Typically, plasmonic devices involve the interactions of electrons between two metal particles separated by a very short distance. For the past 40 years, scientists have been trying to figure out what happens when these particles are brought closer and closer, at sub-nanometer distances, according to the Duke electrical engineers.
The results of Ciracì and co-workers’ experiments, which were conducted in the laboratory of senior researcher David R. Smith, William Bevan Professor of electrical and computer engineering at Duke, were published in the journal Science as the cover article.
In their experiments, Ciracì and his team started with a thin gold film coated with a ultra-thin monolayer of organic molecules, studded with precisely controllable carbon chains. Nanometric gold spheres were dispersed on top of the monolayer. Essential to the experiment was that the distance between the spheres and the film could be adjusted with a precision of a single atom. In this fashion, the researchers were able to overcome the limitations of traditional approaches and obtain a photonic signature with atom-level resolution.

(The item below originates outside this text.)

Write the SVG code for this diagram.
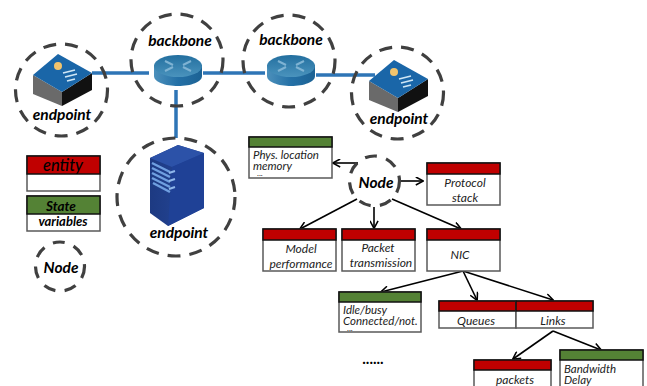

The Duke team worked with colleagues at Imperial College, specifically Sir John Pendry, who has long collaborated with Smith.
The research was supported by the Air Force Office of Scientific Research and by the Army Research Office’s Multidisciplinary University Research Initiative (MURI).
The other members of the team were Duke’s Ryan Hill, Jack Mock, Yaroslav Urzhumov and Ashutosh Chilkoti; and from Imperial College, Antonio Fernández-Domínguez and Stefan Maier.